» **PROBLEM STATEMENT**:
Omit every picture while repeating the entries exactly.

» **GIVEN INFORMATION**:
/---

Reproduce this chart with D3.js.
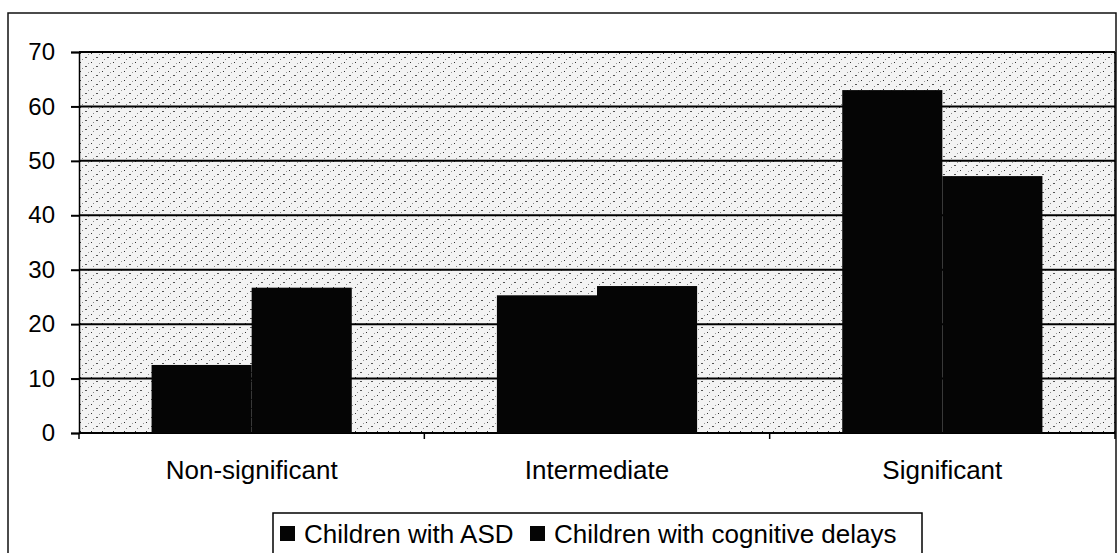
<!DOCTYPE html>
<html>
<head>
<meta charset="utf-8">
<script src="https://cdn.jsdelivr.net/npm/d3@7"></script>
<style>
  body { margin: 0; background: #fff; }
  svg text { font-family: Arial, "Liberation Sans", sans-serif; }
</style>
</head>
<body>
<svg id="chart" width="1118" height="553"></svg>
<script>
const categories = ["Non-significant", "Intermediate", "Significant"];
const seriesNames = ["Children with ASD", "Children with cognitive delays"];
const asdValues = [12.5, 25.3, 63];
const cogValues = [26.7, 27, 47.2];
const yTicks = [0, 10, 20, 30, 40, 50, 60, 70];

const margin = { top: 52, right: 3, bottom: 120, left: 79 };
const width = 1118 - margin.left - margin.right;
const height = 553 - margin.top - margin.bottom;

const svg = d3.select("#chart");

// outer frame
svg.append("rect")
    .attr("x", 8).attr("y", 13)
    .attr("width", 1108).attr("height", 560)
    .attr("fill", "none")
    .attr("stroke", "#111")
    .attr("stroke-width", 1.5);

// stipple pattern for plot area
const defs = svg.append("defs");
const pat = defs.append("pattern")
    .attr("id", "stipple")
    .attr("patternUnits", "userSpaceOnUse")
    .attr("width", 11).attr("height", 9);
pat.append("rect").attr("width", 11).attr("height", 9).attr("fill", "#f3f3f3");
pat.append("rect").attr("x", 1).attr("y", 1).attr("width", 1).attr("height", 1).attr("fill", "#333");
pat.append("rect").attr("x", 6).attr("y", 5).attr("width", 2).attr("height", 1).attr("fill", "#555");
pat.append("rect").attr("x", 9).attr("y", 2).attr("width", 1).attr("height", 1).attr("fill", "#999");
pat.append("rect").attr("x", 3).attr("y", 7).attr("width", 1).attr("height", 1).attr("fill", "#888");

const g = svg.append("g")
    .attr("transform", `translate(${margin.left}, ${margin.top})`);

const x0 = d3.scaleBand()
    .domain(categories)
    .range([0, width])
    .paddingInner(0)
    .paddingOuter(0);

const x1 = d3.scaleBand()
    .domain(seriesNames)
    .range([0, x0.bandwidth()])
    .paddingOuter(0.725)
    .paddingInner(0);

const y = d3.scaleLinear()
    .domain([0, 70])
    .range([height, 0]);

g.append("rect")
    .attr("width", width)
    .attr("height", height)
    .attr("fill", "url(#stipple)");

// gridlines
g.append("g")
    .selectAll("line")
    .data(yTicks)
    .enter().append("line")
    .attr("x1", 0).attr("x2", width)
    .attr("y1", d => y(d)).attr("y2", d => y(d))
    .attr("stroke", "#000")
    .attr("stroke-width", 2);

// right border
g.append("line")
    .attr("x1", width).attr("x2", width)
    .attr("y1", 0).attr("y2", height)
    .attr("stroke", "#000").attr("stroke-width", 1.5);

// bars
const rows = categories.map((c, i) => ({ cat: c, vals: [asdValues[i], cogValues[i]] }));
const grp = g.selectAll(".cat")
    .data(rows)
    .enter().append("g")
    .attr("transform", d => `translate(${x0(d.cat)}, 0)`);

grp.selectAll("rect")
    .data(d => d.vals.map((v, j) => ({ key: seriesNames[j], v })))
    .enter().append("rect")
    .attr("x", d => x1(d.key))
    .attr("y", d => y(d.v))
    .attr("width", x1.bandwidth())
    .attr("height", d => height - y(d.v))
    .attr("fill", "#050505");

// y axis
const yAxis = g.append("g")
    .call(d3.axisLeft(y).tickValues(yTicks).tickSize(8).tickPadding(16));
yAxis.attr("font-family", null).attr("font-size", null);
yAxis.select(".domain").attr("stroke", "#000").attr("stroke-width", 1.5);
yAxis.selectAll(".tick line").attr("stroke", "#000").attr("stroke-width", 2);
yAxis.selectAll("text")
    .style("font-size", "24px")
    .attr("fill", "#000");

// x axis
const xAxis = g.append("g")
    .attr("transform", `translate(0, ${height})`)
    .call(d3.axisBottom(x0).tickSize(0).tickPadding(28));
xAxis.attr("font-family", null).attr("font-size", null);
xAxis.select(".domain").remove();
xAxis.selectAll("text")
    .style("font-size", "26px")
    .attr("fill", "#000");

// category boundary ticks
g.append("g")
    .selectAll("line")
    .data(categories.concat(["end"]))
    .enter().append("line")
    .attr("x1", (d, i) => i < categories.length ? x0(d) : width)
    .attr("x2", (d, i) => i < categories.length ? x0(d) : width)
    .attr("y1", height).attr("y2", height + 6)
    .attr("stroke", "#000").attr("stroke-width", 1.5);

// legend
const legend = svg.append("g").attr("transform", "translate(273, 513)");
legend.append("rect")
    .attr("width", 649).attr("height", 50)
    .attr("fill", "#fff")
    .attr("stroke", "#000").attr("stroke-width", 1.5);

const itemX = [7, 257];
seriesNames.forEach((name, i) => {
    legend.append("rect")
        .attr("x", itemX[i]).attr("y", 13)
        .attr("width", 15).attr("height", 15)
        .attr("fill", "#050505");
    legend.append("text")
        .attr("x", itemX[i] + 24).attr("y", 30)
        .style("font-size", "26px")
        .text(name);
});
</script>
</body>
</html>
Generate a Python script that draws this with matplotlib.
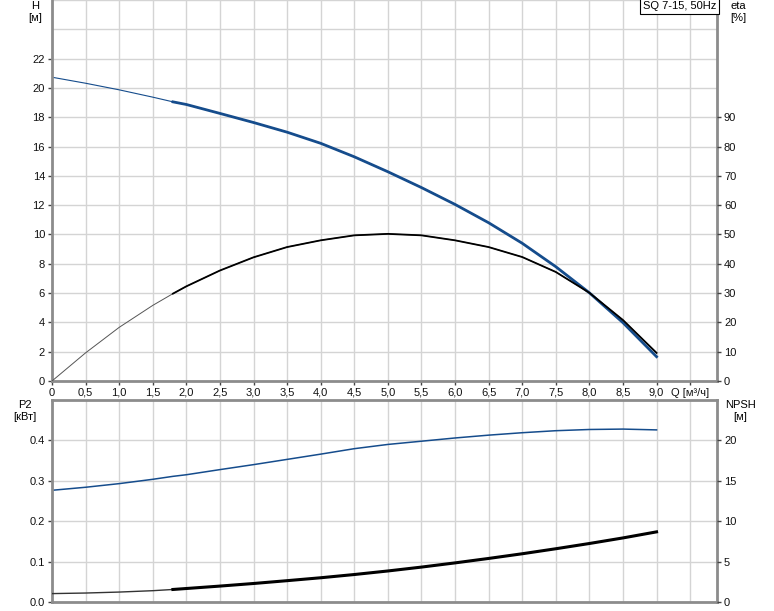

\---

» **WRITTEN RESPONSE**:
Reproduce this chart with D3.js.
<!DOCTYPE html>
<html>
<head>
<meta charset="utf-8">
<script src="https://cdn.jsdelivr.net/npm/d3@7"></script>
<style>
  body { margin: 0; background: #fff; }
  svg text { font-family: Arial, "Liberation Sans", sans-serif; }
</style>
</head>
<body>
<svg id="chart" width="1118" height="553"></svg>
<script>
const categories = ["Non-significant", "Intermediate", "Significant"];
const seriesNames = ["Children with ASD", "Children with cognitive delays"];
const asdValues = [12.5, 25.3, 63];
const cogValues = [26.7, 27, 47.2];
const yTicks = [0, 10, 20, 30, 40, 50, 60, 70];

const margin = { top: 52, right: 3, bottom: 120, left: 79 };
const width = 1118 - margin.left - margin.right;
const height = 553 - margin.top - margin.bottom;

const svg = d3.select("#chart");

// outer frame
svg.append("rect")
    .attr("x", 8).attr("y", 13)
    .attr("width", 1108).attr("height", 560)
    .attr("fill", "none")
    .attr("stroke", "#111")
    .attr("stroke-width", 1.5);

// stipple pattern for plot area
const defs = svg.append("defs");
const pat = defs.append("pattern")
    .attr("id", "stipple")
    .attr("patternUnits", "userSpaceOnUse")
    .attr("width", 11).attr("height", 9);
pat.append("rect").attr("width", 11).attr("height", 9).attr("fill", "#f3f3f3");
pat.append("rect").attr("x", 1).attr("y", 1).attr("width", 1).attr("height", 1).attr("fill", "#333");
pat.append("rect").attr("x", 6).attr("y", 5).attr("width", 2).attr("height", 1).attr("fill", "#555");
pat.append("rect").attr("x", 9).attr("y", 2).attr("width", 1).attr("height", 1).attr("fill", "#999");
pat.append("rect").attr("x", 3).attr("y", 7).attr("width", 1).attr("height", 1).attr("fill", "#888");

const g = svg.append("g")
    .attr("transform", `translate(${margin.left}, ${margin.top})`);

const x0 = d3.scaleBand()
    .domain(categories)
    .range([0, width])
    .paddingInner(0)
    .paddingOuter(0);

const x1 = d3.scaleBand()
    .domain(seriesNames)
    .range([0, x0.bandwidth()])
    .paddingOuter(0.725)
    .paddingInner(0);

const y = d3.scaleLinear()
    .domain([0, 70])
    .range([height, 0]);

g.append("rect")
    .attr("width", width)
    .attr("height", height)
    .attr("fill", "url(#stipple)");

// gridlines
g.append("g")
    .selectAll("line")
    .data(yTicks)
    .enter().append("line")
    .attr("x1", 0).attr("x2", width)
    .attr("y1", d => y(d)).attr("y2", d => y(d))
    .attr("stroke", "#000")
    .attr("stroke-width", 2);

// right border
g.append("line")
    .attr("x1", width).attr("x2", width)
    .attr("y1", 0).attr("y2", height)
    .attr("stroke", "#000").attr("stroke-width", 1.5);

// bars
const rows = categories.map((c, i) => ({ cat: c, vals: [asdValues[i], cogValues[i]] }));
const grp = g.selectAll(".cat")
    .data(rows)
    .enter().append("g")
    .attr("transform", d => `translate(${x0(d.cat)}, 0)`);

grp.selectAll("rect")
    .data(d => d.vals.map((v, j) => ({ key: seriesNames[j], v })))
    .enter().append("rect")
    .attr("x", d => x1(d.key))
    .attr("y", d => y(d.v))
    .attr("width", x1.bandwidth())
    .attr("height", d => height - y(d.v))
    .attr("fill", "#050505");

// y axis
const yAxis = g.append("g")
    .call(d3.axisLeft(y).tickValues(yTicks).tickSize(8).tickPadding(16));
yAxis.attr("font-family", null).attr("font-size", null);
yAxis.select(".domain").attr("stroke", "#000").attr("stroke-width", 1.5);
yAxis.selectAll(".tick line").attr("stroke", "#000").attr("stroke-width", 2);
yAxis.selectAll("text")
    .style("font-size", "24px")
    .attr("fill", "#000");

// x axis
const xAxis = g.append("g")
    .attr("transform", `translate(0, ${height})`)
    .call(d3.axisBottom(x0).tickSize(0).tickPadding(28));
xAxis.attr("font-family", null).attr("font-size", null);
xAxis.select(".domain").remove();
xAxis.selectAll("text")
    .style("font-size", "26px")
    .attr("fill", "#000");

// category boundary ticks
g.append("g")
    .selectAll("line")
    .data(categories.concat(["end"]))
    .enter().append("line")
    .attr("x1", (d, i) => i < categories.length ? x0(d) : width)
    .attr("x2", (d, i) => i < categories.length ? x0(d) : width)
    .attr("y1", height).attr("y2", height + 6)
    .attr("stroke", "#000").attr("stroke-width", 1.5);

// legend
const legend = svg.append("g").attr("transform", "translate(273, 513)");
legend.append("rect")
    .attr("width", 649).attr("height", 50)
    .attr("fill", "#fff")
    .attr("stroke", "#000").attr("stroke-width", 1.5);

const itemX = [7, 257];
seriesNames.forEach((name, i) => {
    legend.append("rect")
        .attr("x", itemX[i]).attr("y", 13)
        .attr("width", 15).attr("height", 15)
        .attr("fill", "#050505");
    legend.append("text")
        .attr("x", itemX[i] + 24).attr("y", 30)
        .style("font-size", "26px")
        .text(name);
});
</script>
</body>
</html>
Generate a Python script that draws this with matplotlib.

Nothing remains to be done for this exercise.